Which is the most time efficient algorithm for having a Tait Coloring (edge-3-coloring) of planar cubic graphs?

Question

Crossposted from: https://math.stackexchange.com/questions/1964486/which-is-the-most-time-efficient-algorithm-for-having-a-tait-coloring-edge

I wasn't able to find an efficient algorithm nor an implementation in Sage to efficiently color the edges of a cubic planar graph.

The sage function that I found is: sage.graphs.graph_coloring.edge_coloring

That seems generic for graphs (non only planar graphs).
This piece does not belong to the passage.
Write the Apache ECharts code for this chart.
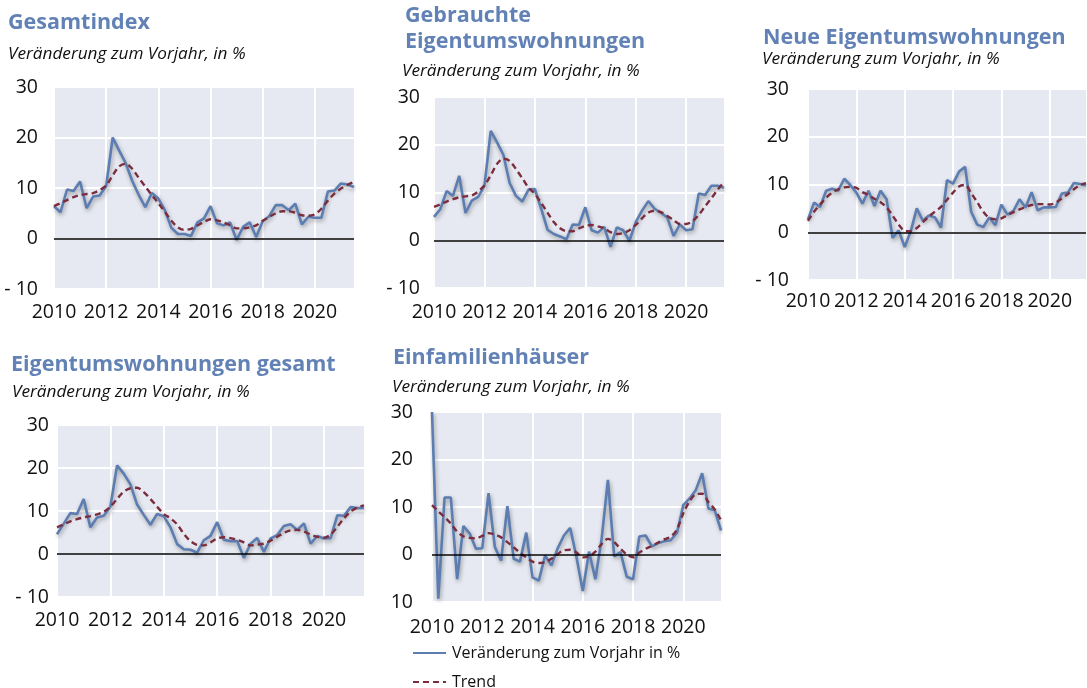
<!DOCTYPE html>
<html>
<head>
<meta charset="utf-8">
<script src="https://cdn.jsdelivr.net/npm/echarts@6/dist/echarts.min.js"></script>
<style>
  html, body { margin: 0; padding: 0; background: #fff; }
  #main { width: 1087px; height: 688px; }
</style>
</head>
<body>
<div id="main"></div>
<script>
// Quartale 2010Q1 .. 2021Q3
const quarters = [];
for (let y = 2010; y <= 2021; y++) {
  for (let q = 1; q <= 4; q++) {
    if (y === 2021 && q === 4) break;
    quarters.push(y + 'Q' + q);
  }
}

// Gesamtindex
const gesamtVal = [6.4, 5.2, 9.7, 9.4, 11.3, 6.0, 8.3, 8.5, 10.4, 20.0, 17.4, 14.9, 11.4, 8.6, 6.2, 9.0, 7.9, 5.6, 2.1, 0.9, 0.9, 0.5, 3.2, 4.0, 6.4, 3.0, 2.6, 3.2, -0.3, 2.3, 3.2, 0.3, 3.4, 4.4, 6.6, 6.6, 5.6, 6.9, 2.8, 4.3, 4.1, 4.1, 9.3, 9.5, 10.9, 10.7, 10.2];
const gesamtTrend = [6.4, 7.0, 7.6, 8.2, 8.6, 8.8, 9.0, 9.6, 10.5, 12.5, 14.3, 14.8, 13.8, 12.0, 10.3, 8.6, 7.0, 5.3, 3.5, 2.2, 1.7, 1.9, 2.6, 3.3, 3.8, 3.6, 3.2, 2.6, 2.0, 2.0, 2.2, 2.6, 3.5, 4.3, 5.0, 5.4, 5.4, 5.1, 4.6, 4.5, 4.8, 5.9, 7.5, 8.9, 9.9, 10.6, 11.2];

// Gebrauchte Eigentumswohnungen
const gebrauchtVal = [4.9, 6.5, 10.3, 9.3, 13.5, 5.7, 8.3, 9.1, 11.4, 22.9, 20.5, 17.9, 12.0, 9.3, 8.1, 10.6, 10.7, 6.6, 2.2, 1.3, 0.8, 0.2, 3.3, 3.2, 6.9, 2.1, 1.6, 2.8, -1.4, 2.7, 2.1, -0.1, 3.8, 6.2, 8.2, 6.6, 5.7, 4.8, 0.9, 3.3, 2.1, 2.3, 9.8, 9.5, 11.4, 11.4, 11.0];
const gebrauchtTrend = [7.0, 7.5, 8.1, 8.6, 9.0, 9.2, 9.4, 10.2, 11.5, 13.6, 16.0, 17.1, 16.6, 14.9, 13.0, 11.0, 9.7, 7.8, 5.8, 3.8, 2.5, 1.9, 1.9, 2.5, 3.0, 3.2, 2.9, 2.5, 1.7, 1.3, 1.5, 2.1, 3.2, 4.6, 5.8, 6.2, 5.9, 5.1, 4.2, 3.4, 3.4, 4.0, 5.3, 7.1, 8.8, 10.6, 12.2];

// Neue Eigentumswohnungen
const neuVal = [2.7, 6.2, 5.3, 8.7, 9.1, 8.7, 11.2, 9.9, 8.3, 6.0, 8.7, 5.5, 8.7, 6.9, -1.2, 0.4, -3.1, 0.2, 5.0, 2.4, 3.5, 3.1, 1.0, 10.9, 10.2, 12.7, 13.7, 4.3, 1.6, 1.1, 3.1, 1.5, 5.8, 3.7, 4.5, 6.9, 5.2, 8.4, 4.6, 5.2, 5.2, 5.3, 8.1, 8.3, 10.3, 10.1, 9.8];
const neuTrend = [2.4, 4.3, 5.8, 7.2, 8.3, 9.0, 9.4, 9.5, 9.3, 8.4, 7.8, 7.0, 6.3, 5.2, 3.5, 1.6, 0.3, 0.2, 0.9, 2.1, 3.3, 4.3, 5.3, 6.8, 8.3, 9.6, 9.9, 8.2, 6.3, 4.3, 3.0, 2.7, 2.9, 3.6, 4.2, 4.8, 5.3, 5.7, 5.9, 5.9, 5.8, 6.2, 7.1, 8.0, 9.0, 9.9, 10.3];

// Eigentumswohnungen gesamt
const etwVal = [4.6, 7.0, 9.5, 9.3, 12.8, 6.2, 8.5, 8.9, 11.0, 20.6, 18.7, 16.2, 11.5, 9.1, 6.8, 9.3, 8.8, 6.2, 2.3, 1.1, 1.0, 0.3, 3.2, 4.2, 7.4, 3.3, 3.0, 3.0, -0.9, 2.4, 3.7, 0.5, 3.6, 4.4, 6.5, 6.9, 5.6, 7.1, 2.4, 4.2, 3.6, 3.7, 9.0, 8.9, 10.9, 10.7, 10.7];
const etwTrend = [6.2, 6.9, 7.6, 8.1, 8.5, 8.8, 9.2, 9.8, 11.0, 12.8, 14.5, 15.3, 15.4, 14.4, 12.8, 11.0, 9.3, 8.3, 6.9, 4.7, 3.0, 2.1, 2.0, 2.7, 3.6, 3.9, 3.7, 3.3, 2.7, 2.0, 2.2, 2.4, 3.1, 4.0, 4.9, 5.5, 5.6, 5.2, 4.5, 4.0, 3.8, 4.5, 6.3, 8.3, 9.9, 10.8, 11.3];

// Einfamilienhäuser
const efhVal = [30, -9.3, 12.0, 12.0, -5.2, 6.0, 4.4, 1.2, 1.3, 12.9, 1.6, -1.3, 10.2, -0.9, -1.5, 4.6, -4.8, -5.5, -0.2, -2.3, 1.3, 4.0, 5.6, -0.6, -7.7, 0.6, -5.2, 3.3, 15.7, -0.4, 0.5, -4.7, -5.2, 3.8, 4.0, 1.7, 2.4, 2.8, 3.0, 4.6, 10.4, 11.8, 13.6, 17.1, 9.7, 9.3, 5.1];
const efhTrend = [10.4, 9.1, 7.9, 6.5, 4.8, 3.8, 3.5, 3.4, 3.9, 4.5, 4.2, 3.6, 2.6, 1.5, 0.4, -0.6, -1.5, -1.8, -1.6, -0.9, 0.1, 0.9, 1.0, 0.4, -0.6, -0.4, 0.6, 2.2, 3.3, 2.6, 1.2, 0.0, -0.6, 0.4, 1.2, 1.8, 2.5, 3.2, 3.7, 5.3, 8.7, 11.2, 12.7, 12.8, 11.0, 9.5, 7.2];

const yTicks = [-10, 0, 10, 20, 30];
const subTitle = 'Veränderung zum Vorjahr, in %';
const nameVal = 'Veränderung zum Vorjahr in %';
const nameTrend = 'Trend';

const BLUE = '#5b7db1';
const RED = '#7b2d3d';
const TITLE = '#6282b6';
const FONT = '"Open Sans", Lato, sans-serif';

const panels = [
  { title: 'Gesamtindex', val: gesamtVal, trend: gesamtTrend,
    grid: { left: 54, top: 87, width: 300, height: 202 },
    tPos: [8, 10], sPos: [8, 46], yMargin: 16, xMargin: 13 },
  { title: 'Gebrauchte\nEigentumswohnungen', val: gebrauchtVal, trend: gebrauchtTrend,
    grid: { left: 434, top: 97, width: 290, height: 191 },
    tPos: [405, 3], sPos: [402, 63], yMargin: 14, xMargin: 14 },
  { title: 'Neue Eigentumswohnungen', val: neuVal, trend: neuTrend,
    grid: { left: 808, top: 89, width: 278, height: 191 },
    tPos: [763, 25], sPos: [762, 51], yMargin: 19, xMargin: 11 },
  { title: 'Eigentumswohnungen gesamt', val: etwVal, trend: etwTrend,
    grid: { left: 57, top: 425, width: 307, height: 172 },
    tPos: [11, 352], sPos: [12, 384], yMargin: 8, xMargin: 13 },
  { title: 'Einfamilienhäuser', val: efhVal, trend: efhTrend,
    grid: { left: 432, top: 412, width: 289, height: 190 },
    tPos: [393, 345], sPos: [392, 379], yMargin: 19, xMargin: 15, cutMinus: true }
];

const isYear = (i) => i % 8 === 0;

const legendBase = {
  orient: 'horizontal',
  left: 412,
  itemWidth: 33,
  itemHeight: 14,
  itemGap: 5,
  padding: 0,
  itemStyle: { opacity: 0 },
  textStyle: { fontFamily: FONT, fontSize: 16, color: '#111', padding: [0, 0, 0, 1] }
};

const option = {
  animation: false,
  backgroundColor: '#fff',
  title: [],
  grid: [],
  xAxis: [],
  yAxis: [],
  series: [],
  legend: [
    Object.assign({ data: [nameVal], top: 645 }, legendBase),
    Object.assign({ data: [nameTrend], top: 674 }, legendBase)
  ]
};

panels.forEach((p, k) => {
  option.title.push({
    text: p.title, left: p.tPos[0], top: p.tPos[1], padding: 0,
    textStyle: { fontFamily: FONT, fontWeight: 'bold', fontSize: 21.5, color: TITLE, lineHeight: 26 }
  });
  option.title.push({
    text: subTitle, left: p.sPos[0], top: p.sPos[1], padding: 0,
    textStyle: { fontFamily: FONT, fontStyle: 'italic', fontWeight: 'normal', fontSize: 17.2, color: '#111' }
  });
  option.grid.push(Object.assign({ show: true, backgroundColor: '#e6e9f1', borderWidth: 0 }, p.grid));
  option.xAxis.push({
    type: 'category', gridIndex: k, data: quarters, boundaryGap: false,
    axisLine: { show: false }, axisTick: { show: false },
    axisLabel: {
      interval: (i) => isYear(i), margin: p.xMargin,
      formatter: (v) => v.slice(0, 4),
      fontFamily: FONT, fontSize: 19.5, color: '#111'
    },
    splitLine: { show: true, interval: (i) => isYear(i), lineStyle: { color: '#fff', width: 2 } }
  });
  option.yAxis.push({
    type: 'value', gridIndex: k, min: yTicks[0], max: yTicks[yTicks.length - 1], interval: 10,
    axisLine: { show: false }, axisTick: { show: false },
    axisLabel: {
      margin: p.yMargin, fontFamily: FONT, fontSize: 19.5, color: '#111',
      formatter: (v) => v < 0 ? (p.cutMinus ? String(-v) : '- ' + (-v)) : String(v)
    },
    splitLine: { show: true, lineStyle: { color: '#fff', width: 2 } }
  });
  option.series.push({
    name: nameVal, type: 'line', xAxisIndex: k, yAxisIndex: k, data: p.val,
    symbol: 'none', z: 3,
    lineStyle: { color: BLUE, width: 2.6, shadowColor: 'rgba(0,0,0,0.35)', shadowBlur: 4, shadowOffsetX: 1, shadowOffsetY: 2 },
    itemStyle: { color: BLUE },
    markLine: {
      silent: true, symbol: 'none', label: { show: false },
      lineStyle: { color: '#000', type: 'solid', width: 1.5 },
      data: [{ yAxis: 0 }]
    }
  });
  option.series.push({
    name: nameTrend, type: 'line', xAxisIndex: k, yAxisIndex: k, data: p.trend,
    symbol: 'none', smooth: 0.3, z: 4,
    lineStyle: { color: RED, width: 2.4, type: [6, 4] },
    itemStyle: { color: RED }
  });
});

const chart = echarts.init(document.getElementById('main'));
chart.setOption(option);
</script>
</body>
</html>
I run 15 tests, and to color random graphs with 196 vertices and 294 edges, took:

• 7, 73, 54, 65, 216, 142, 15, 14, 21, 73, 24, 15, 32, 72, 232 seconds

If I increase the number of vertices and edges, the edge_coloring funtion takes very long time.

Can you address me to more efficient edge coloring algorithms (only three colors to use) in Sage or other frameworks (or a reference to papers), for planar embedded graphs (cubic graphs)?

from sage.graphs.graph_coloring import edge_coloring
from datetime import datetime


###########################################################################
# Return a face as a list of ordered vertices. Used to create random graphs
# Taken on the internet (http://trac.sagemath.org/ticket/6236)
###########################################################################
def faces_by_vertices(g):
    d = {}
    for key, val in g.get_embedding().iteritems():
        d[key] = dict(zip(val, val[1:] + [val[0]]))
    list_faces = []
    for start in d:
        while d[start]:
            face = []
            prev = start
            _, curr = d[start].popitem()
            face.append(start)
            while curr != start:
                face.append(curr)
                prev, curr = (curr, d[curr].pop(prev))
            list_faces.append(face)

    return list_faces


#################################################################################################
# Return the dual of a graph. Used to create random graphs
# Taken on the internet: to make a dual of a triangulation (http://trac.sagemath.org/ticket/6236)
#################################################################################################
def graph_dual(g):
    f = [tuple(face) for face in faces_by_vertices(g)]
    f_edges = [tuple(zip(i, i[1:] + (i[0],))) for i in f]
    dual = Graph([f_edges, lambda f1, f2: set(f1).intersection([(e[1], e[0]) for e in f2])])

    return dual



for i in range(15):
    tmp_g = graphs.RandomTriangulation(100)  # Random triangulation on the surface of a sphere
    void = tmp_g.is_planar(set_embedding = True, set_pos = True)  # Cannot calculate the dual if the graph has not been embedded
    the_graph = graph_dual(tmp_g)  # The dual of a triangulation is a 3-regular planar graph
    the_graph.allow_loops(False)
    the_graph.allow_multiple_edges(False)
    void = the_graph.relabel()  # The dual of a triangulation will have vertices represented by lists - triangles (v1, v2, v3) instead of a single value

    t1 = datetime.now()
    void = edge_coloring(the_graph)
    t2 = datetime.now()
    delta = t2 - t1
    print ("Execution number: ", i, ", time: ", delta.seconds)

Answer 1

There is a quadratic-time algorithm for 3-edge-colouring a planar cubic graph, as described in the accepted answer to:

https://cstheory.stackexchange.com/questions/2578/complexity-of-edge-coloring-in-planar-graphs

Specifically, do the following:

• Find an embedding of the graph in the plane (which takes linear time);
• Create the planar dual graph (straightforward);
• Find a 4-colouring of the dual graph (quadratic time);
• Compute the associated 3-edge-colouring of the original graph (again, straightforward).

I don't know whether this has been implemented in software.